There are three main inputs to the torch: current, gas, and coolant. Current can be AC or DC and can range at least from 3 to 500 amps AC, depending on the torch and on the size of electrode needed. Which gas to use, for instance, argon, helium, or argon-helium is determined from the base metal composition, thickness, tungsten diameter and shape, weld joint geometry, and penetration required. These factors, in turn, determine the rate of gas flow. Coolant for the torch can be a fluid such as water or a water/anti-freeze mix. Smaller torches can be air-cooled. When using water as coolant, the water can enter the torch through its own line, either from a water circulator or from an output in the welding machine, and return through the power cable or the water can enter with the power line and return to the coolant source through a return water line. In some installations, water coolant is not recirculated, the torch being cooled from a conventional water tap outlet whereupon the water is discarded. Generally, a water type coolant is required for larger currents, thus making the torch assemblies heavier, bulkier, and less manipulative.
Welders should use a best torch configuration for a given weld-type or requirement and a variety of such weld requirements may be encountered for a given workpiece. Thus, not only is an overall weld procedure improved by using multiple torch configurations, but also costs associated with rework and rejection rates are reduced. Problems can occur when a welder attempts to save time by using only one torch for welds of different metals and thicknesses. The correct torch for a thicker metal may burn through a thinner workpiece. Conversely, the correct torch for a thinner metal workpiece may not completely penetrate the base metal while creating an appearance that the weld is sound. Welders, however, tend to start with one tool and continue to use it as long as it can somewhat perform a given job, inasmuch as switching torches is a time consuming and annoying process.

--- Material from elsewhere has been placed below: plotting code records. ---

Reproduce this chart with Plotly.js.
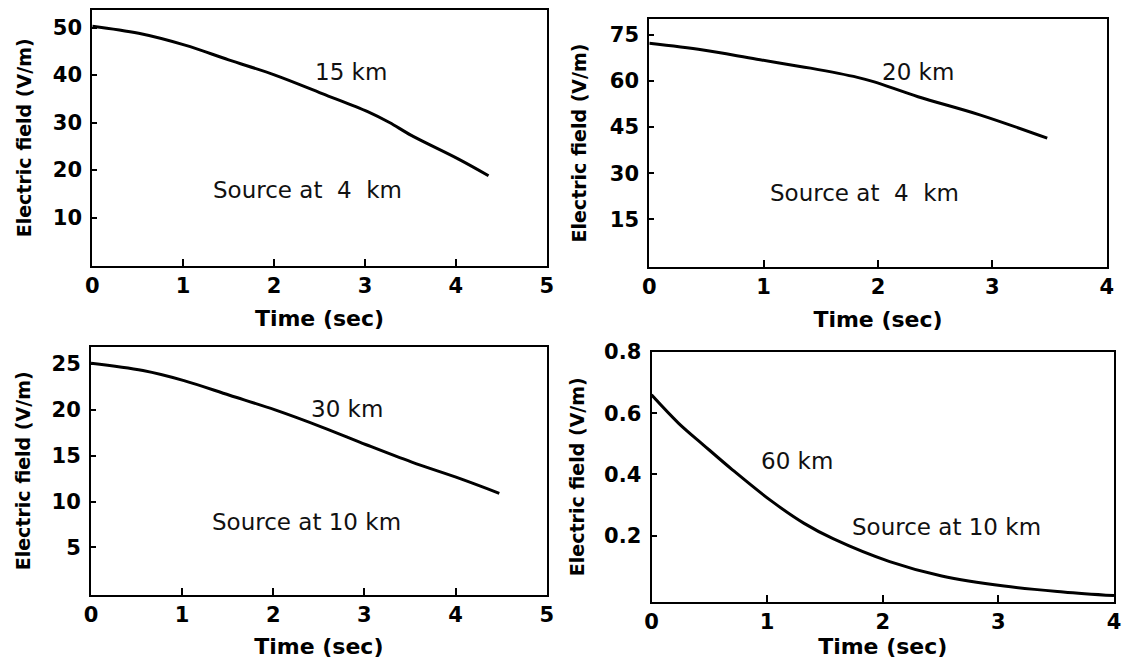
<!DOCTYPE html>
<html>
<head>
<meta charset="utf-8">
<script src="https://cdn.plot.ly/plotly-3.0.1.min.js"></script>
<style>html,body{margin:0;padding:0;background:#fff;}#chart{width:1122px;height:660px;}</style>
</head>
<body>
<div id="chart"></div>
<script>
// ---- data ----
const t15 = [0, 0.51, 1.02, 1.5, 2.01, 2.53, 3.03, 3.27, 3.51, 4.03, 4.36];
const e15 = [50.3, 48.8, 46.3, 43.2, 40.0, 36.1, 32.3, 30.0, 27.3, 22.3, 18.8];

const t20 = [0, 0.47, 0.94, 1.41, 1.82, 1.96, 2.35, 2.89, 3.48];
const e20 = [72.3, 70.1, 67.1, 64.2, 61.2, 59.8, 54.9, 49.0, 41.4];

const t30 = [0, 0.57, 1.02, 1.52, 2.02, 2.54, 3.02, 3.52, 4.05, 4.48];
const e30 = [25.1, 24.3, 23.2, 21.6, 20.0, 18.1, 16.2, 14.3, 12.5, 10.9];

const t60 = [0, 0.235, 0.45, 0.70, 1.03, 1.32, 1.57, 2.06, 2.51, 3.05, 3.56, 4.0];
const e60 = [0.660, 0.567, 0.496, 0.415, 0.315, 0.240, 0.190, 0.115, 0.068, 0.035, 0.016, 0.004];

const xTicks5 = [0, 1, 2, 3, 4, 5];
const xTicks4 = [0, 1, 2, 3, 4];
const yTicks15 = [10, 20, 30, 40, 50];
const yTicks20 = [15, 30, 45, 60, 75];
const yTicks30 = [5, 10, 15, 20, 25];
const yTicks60 = [0.2, 0.4, 0.6, 0.8];

const distLabels = ['15 km', '20 km', '30 km', '60 km'];
const sourceLabels = ['Source at  4  km', 'Source at  4  km', 'Source at 10 km', 'Source at 10 km'];
const xTitle = 'Time (sec)';
const yTitle = 'Electric field (V/m)';

// ---- layout helpers ----
const W = 1122, H = 660;
const px = v => v / W;
const py = v => 1 - v / H;

const tickFont = {family: 'DejaVu Sans', size: 21, weight: 'bold', color: '#000'};
const xTitleFont = {family: 'DejaVu Sans', size: 22, weight: 'bold', color: '#000'};
const yTitleFont = {family: 'DejaVu Sans', size: 19, weight: 'bold', color: '#000'};
const textFont = {family: 'DejaVu Sans', size: 23, color: '#111'};

function xAxis(anchor, domain, range, vals, standoff) {
  return {
    anchor: anchor,
    domain: domain, range: range, tickvals: vals, ticktext: vals.map(String),
    showline: true, mirror: true, linecolor: '#000', linewidth: 2,
    ticks: 'inside', ticklen: 7, tickwidth: 2, tickcolor: '#000',
    showgrid: false, zeroline: false, tickfont: tickFont,
    title: {text: xTitle, font: xTitleFont, standoff: standoff},
    fixedrange: true
  };
}
function yAxis(anchor, domain, range, vals, standoff) {
  return {
    anchor: anchor,
    domain: domain, range: range, tickvals: vals, ticktext: vals.map(String),
    showline: true, mirror: true, linecolor: '#000', linewidth: 2,
    ticks: 'inside', ticklen: 5, tickwidth: 2, tickcolor: '#000',
    showgrid: false, zeroline: false, tickfont: tickFont,
    ticklabelstandoff: 4,
    title: {text: yTitle, font: yTitleFont, standoff: standoff},
    fixedrange: true
  };
}

const lineStyle = {color: '#000', width: 3, shape: 'spline', smoothing: 1};

const traces = [
  {x: t15, y: e15, xaxis: 'x', yaxis: 'y', mode: 'lines', line: lineStyle, hoverinfo: 'skip'},
  {x: t20, y: e20, xaxis: 'x2', yaxis: 'y2', mode: 'lines', line: lineStyle, hoverinfo: 'skip'},
  {x: t30, y: e30, xaxis: 'x3', yaxis: 'y3', mode: 'lines', line: lineStyle, hoverinfo: 'skip'},
  {x: t60, y: e60, xaxis: 'x4', yaxis: 'y4', mode: 'lines', line: lineStyle, hoverinfo: 'skip'}
];

function note(text, x, y) {
  return {text: text, x: px(x), y: py(y), xref: 'paper', yref: 'paper',
          xanchor: 'center', yanchor: 'middle', showarrow: false, font: textFont};
}

const layout = {
  width: W, height: H,
  margin: {l: 0, r: 0, t: 0, b: 0},
  paper_bgcolor: '#fff', plot_bgcolor: '#fff',
  showlegend: false,
  xaxis:  xAxis('y',  [px(92.3), px(546.7)], [0, 5], xTicks5, 14),
  yaxis:  yAxis('x',  [py(265.7), py(10)], [-0.15, 53.7], yTicks15, 16),
  xaxis2: xAxis('y2', [px(649.3), px(1106.7)], [0, 4], xTicks4, 14),
  yaxis2: yAxis('x2', [py(266.7), py(19.3)], [-0.45, 80.1], yTicks20, 18),
  xaxis3: xAxis('y3', [px(91), px(546.7)], [0, 5], xTicks5, 12),
  yaxis3: yAxis('x3', [py(595), py(346.7)], [-0.2, 26.9], yTicks30, 16),
  xaxis4: xAxis('y4', [px(651.5), px(1114)], [0, 4], xTicks4, 2),
  yaxis4: yAxis('x4', [py(601.7), py(351.7)], [-0.016, 0.801], yTicks60, 14),
  annotations: [
    note(distLabels[0], 350.6, 71.7),
    note(sourceLabels[0], 307, 190),
    note(distLabels[1], 918.4, 71.7),
    note(sourceLabels[1], 864, 193.3),
    note(distLabels[2], 347, 409),
    note(sourceLabels[2], 306.5, 521.7),
    note(distLabels[3], 797.4, 460.7),
    note(sourceLabels[3], 946.7, 526.7)
  ]
};

Plotly.newPlot('chart', traces, layout, {staticPlot: true, displayModeBar: false});
</script>
</body>
</html>
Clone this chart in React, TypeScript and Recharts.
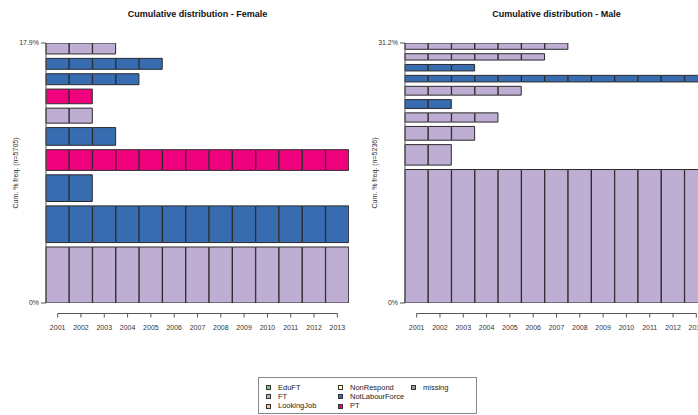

To switch torches, a welder must independently disconnect the current, the gas, and the coolant, since each line is built into the torch head. The power cable, which often includes the water suppy or water return, must be disconnected from the power block that is attached to the power supply. Usually this results in coolant spilling on the work region floor and creating a potential shock or slip hazard to the welder who may end up standing in a puddle near a power source that could accidentally be activated. If water coolant is used, the input must be disconnected either from the welding machine if city water is used, or from the water circulator. The gas line must also be disconnected from its source. Various tools are required to carryout this switch-over because the several connections are threaded, some left-handed and some right-handed. A variety of tools are called for since connections can have different adapters. The welder has to wrap the torch and the cables for storage, then obtain another torch and reconnect the various inputs and return conduits and cables. This process can often take 15 to 20 minutes. It is understandable then, that during a welding project, welders prefer to use the singular torch in their hand than to use a more properly sized and configured torch.